Goal of the exercise:
All of the data should be repeated exactly; pictures are not part of the copy.
★ ★ ★ ★
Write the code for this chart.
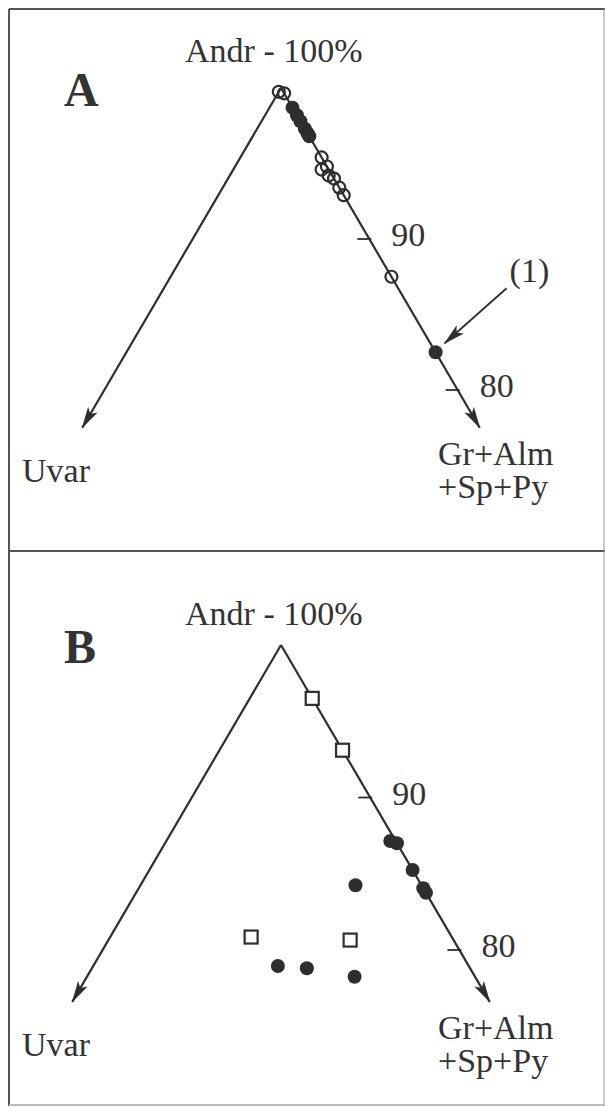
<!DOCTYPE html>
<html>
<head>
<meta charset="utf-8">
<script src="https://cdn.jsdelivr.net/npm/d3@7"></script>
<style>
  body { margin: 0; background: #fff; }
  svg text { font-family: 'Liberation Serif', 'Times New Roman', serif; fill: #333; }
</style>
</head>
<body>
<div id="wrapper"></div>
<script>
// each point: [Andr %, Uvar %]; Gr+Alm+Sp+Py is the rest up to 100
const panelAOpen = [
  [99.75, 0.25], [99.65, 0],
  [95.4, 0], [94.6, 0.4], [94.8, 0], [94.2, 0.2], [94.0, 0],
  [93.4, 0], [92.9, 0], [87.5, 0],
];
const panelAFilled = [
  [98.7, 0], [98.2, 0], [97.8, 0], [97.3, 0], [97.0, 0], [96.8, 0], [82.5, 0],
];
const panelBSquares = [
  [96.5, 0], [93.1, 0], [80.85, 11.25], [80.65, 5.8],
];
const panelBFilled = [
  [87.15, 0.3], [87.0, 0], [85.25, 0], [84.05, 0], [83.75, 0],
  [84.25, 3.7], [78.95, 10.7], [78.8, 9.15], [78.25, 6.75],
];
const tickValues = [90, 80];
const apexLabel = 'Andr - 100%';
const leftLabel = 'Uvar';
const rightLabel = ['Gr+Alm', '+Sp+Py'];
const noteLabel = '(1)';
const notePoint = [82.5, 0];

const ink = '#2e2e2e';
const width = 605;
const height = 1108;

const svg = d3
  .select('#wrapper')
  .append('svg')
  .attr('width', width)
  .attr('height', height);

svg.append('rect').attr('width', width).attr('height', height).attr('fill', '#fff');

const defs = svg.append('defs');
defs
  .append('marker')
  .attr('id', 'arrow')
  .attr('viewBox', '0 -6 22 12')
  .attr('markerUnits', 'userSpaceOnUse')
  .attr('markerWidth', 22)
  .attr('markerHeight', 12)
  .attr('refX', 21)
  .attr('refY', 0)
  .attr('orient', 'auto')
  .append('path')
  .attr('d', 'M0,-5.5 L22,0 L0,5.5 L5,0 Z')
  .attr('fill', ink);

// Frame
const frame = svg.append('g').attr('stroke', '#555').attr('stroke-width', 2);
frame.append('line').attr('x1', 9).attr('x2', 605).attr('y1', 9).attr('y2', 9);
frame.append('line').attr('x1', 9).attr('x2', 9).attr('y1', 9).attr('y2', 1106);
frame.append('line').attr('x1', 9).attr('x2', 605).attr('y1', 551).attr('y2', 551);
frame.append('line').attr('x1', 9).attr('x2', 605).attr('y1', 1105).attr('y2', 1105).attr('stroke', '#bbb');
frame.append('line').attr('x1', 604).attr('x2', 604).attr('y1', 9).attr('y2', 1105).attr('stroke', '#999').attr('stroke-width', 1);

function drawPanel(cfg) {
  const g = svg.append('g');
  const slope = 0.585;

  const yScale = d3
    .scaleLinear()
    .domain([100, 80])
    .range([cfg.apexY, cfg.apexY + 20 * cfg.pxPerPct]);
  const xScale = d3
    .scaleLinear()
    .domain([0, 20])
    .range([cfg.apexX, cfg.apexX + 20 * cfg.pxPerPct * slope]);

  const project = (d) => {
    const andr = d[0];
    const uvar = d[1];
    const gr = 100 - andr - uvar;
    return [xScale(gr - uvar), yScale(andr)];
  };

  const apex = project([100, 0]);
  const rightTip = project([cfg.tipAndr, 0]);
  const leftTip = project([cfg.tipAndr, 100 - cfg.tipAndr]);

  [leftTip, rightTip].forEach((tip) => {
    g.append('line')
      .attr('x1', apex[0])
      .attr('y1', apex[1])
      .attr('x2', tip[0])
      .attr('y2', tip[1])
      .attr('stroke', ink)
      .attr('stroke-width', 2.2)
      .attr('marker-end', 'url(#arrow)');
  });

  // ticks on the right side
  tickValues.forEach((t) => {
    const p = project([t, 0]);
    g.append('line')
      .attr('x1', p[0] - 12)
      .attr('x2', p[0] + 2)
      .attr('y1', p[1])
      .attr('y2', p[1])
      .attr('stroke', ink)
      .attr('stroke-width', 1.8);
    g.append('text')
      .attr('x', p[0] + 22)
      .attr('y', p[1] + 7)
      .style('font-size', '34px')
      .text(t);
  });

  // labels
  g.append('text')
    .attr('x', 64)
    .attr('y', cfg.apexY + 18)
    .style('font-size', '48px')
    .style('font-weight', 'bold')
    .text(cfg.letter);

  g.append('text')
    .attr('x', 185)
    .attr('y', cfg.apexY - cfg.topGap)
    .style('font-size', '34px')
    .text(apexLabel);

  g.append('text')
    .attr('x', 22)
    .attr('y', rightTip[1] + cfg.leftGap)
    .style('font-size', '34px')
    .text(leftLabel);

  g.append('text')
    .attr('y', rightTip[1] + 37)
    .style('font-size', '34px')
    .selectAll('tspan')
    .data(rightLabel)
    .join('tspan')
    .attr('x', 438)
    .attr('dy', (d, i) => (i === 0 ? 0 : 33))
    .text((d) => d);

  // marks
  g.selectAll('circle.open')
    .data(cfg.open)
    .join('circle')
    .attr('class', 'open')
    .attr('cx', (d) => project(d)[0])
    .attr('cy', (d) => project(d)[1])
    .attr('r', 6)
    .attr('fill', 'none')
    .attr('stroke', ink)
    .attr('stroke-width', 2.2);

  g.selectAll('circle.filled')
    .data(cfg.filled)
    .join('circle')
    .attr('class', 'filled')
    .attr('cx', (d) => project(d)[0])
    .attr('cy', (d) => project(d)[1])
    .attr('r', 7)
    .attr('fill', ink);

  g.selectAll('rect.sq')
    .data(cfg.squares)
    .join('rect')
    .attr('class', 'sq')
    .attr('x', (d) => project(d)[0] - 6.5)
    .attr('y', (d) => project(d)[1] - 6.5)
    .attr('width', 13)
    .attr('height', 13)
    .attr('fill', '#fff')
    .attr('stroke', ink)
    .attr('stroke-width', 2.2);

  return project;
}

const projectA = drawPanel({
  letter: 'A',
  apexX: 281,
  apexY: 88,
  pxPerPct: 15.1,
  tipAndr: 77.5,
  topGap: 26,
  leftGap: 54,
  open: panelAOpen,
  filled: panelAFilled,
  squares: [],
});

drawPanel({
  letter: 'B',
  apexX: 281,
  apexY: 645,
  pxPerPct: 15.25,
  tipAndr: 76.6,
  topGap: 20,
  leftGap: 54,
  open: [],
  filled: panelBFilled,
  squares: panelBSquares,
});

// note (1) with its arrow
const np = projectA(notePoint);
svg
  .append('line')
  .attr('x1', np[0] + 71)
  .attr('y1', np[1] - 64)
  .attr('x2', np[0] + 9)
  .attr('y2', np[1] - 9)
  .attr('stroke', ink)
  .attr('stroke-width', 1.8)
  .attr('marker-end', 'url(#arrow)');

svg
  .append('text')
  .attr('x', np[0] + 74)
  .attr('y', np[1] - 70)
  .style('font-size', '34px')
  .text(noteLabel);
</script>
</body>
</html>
★ ★ ★ ★
Exercise result:
Write the code for this chart.
<!DOCTYPE html>
<html>
<head>
<meta charset="utf-8">
<script src="https://cdn.jsdelivr.net/npm/d3@7"></script>
<style>
  body { margin: 0; background: #fff; }
  svg text { font-family: 'Liberation Serif', 'Times New Roman', serif; fill: #333; }
</style>
</head>
<body>
<div id="wrapper"></div>
<script>
// each point: [Andr %, Uvar %]; Gr+Alm+Sp+Py is the rest up to 100
const panelAOpen = [
  [99.75, 0.25], [99.65, 0],
  [95.4, 0], [94.6, 0.4], [94.8, 0], [94.2, 0.2], [94.0, 0],
  [93.4, 0], [92.9, 0], [87.5, 0],
];
const panelAFilled = [
  [98.7, 0], [98.2, 0], [97.8, 0], [97.3, 0], [97.0, 0], [96.8, 0], [82.5, 0],
];
const panelBSquares = [
  [96.5, 0], [93.1, 0], [80.85, 11.25], [80.65, 5.8],
];
const panelBFilled = [
  [87.15, 0.3], [87.0, 0], [85.25, 0], [84.05, 0], [83.75, 0],
  [84.25, 3.7], [78.95, 10.7], [78.8, 9.15], [78.25, 6.75],
];
const tickValues = [90, 80];
const apexLabel = 'Andr - 100%';
const leftLabel = 'Uvar';
const rightLabel = ['Gr+Alm', '+Sp+Py'];
const noteLabel = '(1)';
const notePoint = [82.5, 0];

const ink = '#2e2e2e';
const width = 605;
const height = 1108;

const svg = d3
  .select('#wrapper')
  .append('svg')
  .attr('width', width)
  .attr('height', height);

svg.append('rect').attr('width', width).attr('height', height).attr('fill', '#fff');

const defs = svg.append('defs');
defs
  .append('marker')
  .attr('id', 'arrow')
  .attr('viewBox', '0 -6 22 12')
  .attr('markerUnits', 'userSpaceOnUse')
  .attr('markerWidth', 22)
  .attr('markerHeight', 12)
  .attr('refX', 21)
  .attr('refY', 0)
  .attr('orient', 'auto')
  .append('path')
  .attr('d', 'M0,-5.5 L22,0 L0,5.5 L5,0 Z')
  .attr('fill', ink);

// Frame
const frame = svg.append('g').attr('stroke', '#555').attr('stroke-width', 2);
frame.append('line').attr('x1', 9).attr('x2', 605).attr('y1', 9).attr('y2', 9);
frame.append('line').attr('x1', 9).attr('x2', 9).attr('y1', 9).attr('y2', 1106);
frame.append('line').attr('x1', 9).attr('x2', 605).attr('y1', 551).attr('y2', 551);
frame.append('line').attr('x1', 9).attr('x2', 605).attr('y1', 1105).attr('y2', 1105).attr('stroke', '#bbb');
frame.append('line').attr('x1', 604).attr('x2', 604).attr('y1', 9).attr('y2', 1105).attr('stroke', '#999').attr('stroke-width', 1);

function drawPanel(cfg) {
  const g = svg.append('g');
  const slope = 0.585;

  const yScale = d3
    .scaleLinear()
    .domain([100, 80])
    .range([cfg.apexY, cfg.apexY + 20 * cfg.pxPerPct]);
  const xScale = d3
    .scaleLinear()
    .domain([0, 20])
    .range([cfg.apexX, cfg.apexX + 20 * cfg.pxPerPct * slope]);

  const project = (d) => {
    const andr = d[0];
    const uvar = d[1];
    const gr = 100 - andr - uvar;
    return [xScale(gr - uvar), yScale(andr)];
  };

  const apex = project([100, 0]);
  const rightTip = project([cfg.tipAndr, 0]);
  const leftTip = project([cfg.tipAndr, 100 - cfg.tipAndr]);

  [leftTip, rightTip].forEach((tip) => {
    g.append('line')
      .attr('x1', apex[0])
      .attr('y1', apex[1])
      .attr('x2', tip[0])
      .attr('y2', tip[1])
      .attr('stroke', ink)
      .attr('stroke-width', 2.2)
      .attr('marker-end', 'url(#arrow)');
  });

  // ticks on the right side
  tickValues.forEach((t) => {
    const p = project([t, 0]);
    g.append('line')
      .attr('x1', p[0] - 12)
      .attr('x2', p[0] + 2)
      .attr('y1', p[1])
      .attr('y2', p[1])
      .attr('stroke', ink)
      .attr('stroke-width', 1.8);
    g.append('text')
      .attr('x', p[0] + 22)
      .attr('y', p[1] + 7)
      .style('font-size', '34px')
      .text(t);
  });

  // labels
  g.append('text')
    .attr('x', 64)
    .attr('y', cfg.apexY + 18)
    .style('font-size', '48px')
    .style('font-weight', 'bold')
    .text(cfg.letter);

  g.append('text')
    .attr('x', 185)
    .attr('y', cfg.apexY - cfg.topGap)
    .style('font-size', '34px')
    .text(apexLabel);

  g.append('text')
    .attr('x', 22)
    .attr('y', rightTip[1] + cfg.leftGap)
    .style('font-size', '34px')
    .text(leftLabel);

  g.append('text')
    .attr('y', rightTip[1] + 37)
    .style('font-size', '34px')
    .selectAll('tspan')
    .data(rightLabel)
    .join('tspan')
    .attr('x', 438)
    .attr('dy', (d, i) => (i === 0 ? 0 : 33))
    .text((d) => d);

  // marks
  g.selectAll('circle.open')
    .data(cfg.open)
    .join('circle')
    .attr('class', 'open')
    .attr('cx', (d) => project(d)[0])
    .attr('cy', (d) => project(d)[1])
    .attr('r', 6)
    .attr('fill', 'none')
    .attr('stroke', ink)
    .attr('stroke-width', 2.2);

  g.selectAll('circle.filled')
    .data(cfg.filled)
    .join('circle')
    .attr('class', 'filled')
    .attr('cx', (d) => project(d)[0])
    .attr('cy', (d) => project(d)[1])
    .attr('r', 7)
    .attr('fill', ink);

  g.selectAll('rect.sq')
    .data(cfg.squares)
    .join('rect')
    .attr('class', 'sq')
    .attr('x', (d) => project(d)[0] - 6.5)
    .attr('y', (d) => project(d)[1] - 6.5)
    .attr('width', 13)
    .attr('height', 13)
    .attr('fill', '#fff')
    .attr('stroke', ink)
    .attr('stroke-width', 2.2);

  return project;
}

const projectA = drawPanel({
  letter: 'A',
  apexX: 281,
  apexY: 88,
  pxPerPct: 15.1,
  tipAndr: 77.5,
  topGap: 26,
  leftGap: 54,
  open: panelAOpen,
  filled: panelAFilled,
  squares: [],
});

drawPanel({
  letter: 'B',
  apexX: 281,
  apexY: 645,
  pxPerPct: 15.25,
  tipAndr: 76.6,
  topGap: 20,
  leftGap: 54,
  open: [],
  filled: panelBFilled,
  squares: panelBSquares,
});

// note (1) with its arrow
const np = projectA(notePoint);
svg
  .append('line')
  .attr('x1', np[0] + 71)
  .attr('y1', np[1] - 64)
  .attr('x2', np[0] + 9)
  .attr('y2', np[1] - 9)
  .attr('stroke', ink)
  .attr('stroke-width', 1.8)
  .attr('marker-end', 'url(#arrow)');

svg
  .append('text')
  .attr('x', np[0] + 74)
  .attr('y', np[1] - 70)
  .style('font-size', '34px')
  .text(noteLabel);
</script>
</body>
</html>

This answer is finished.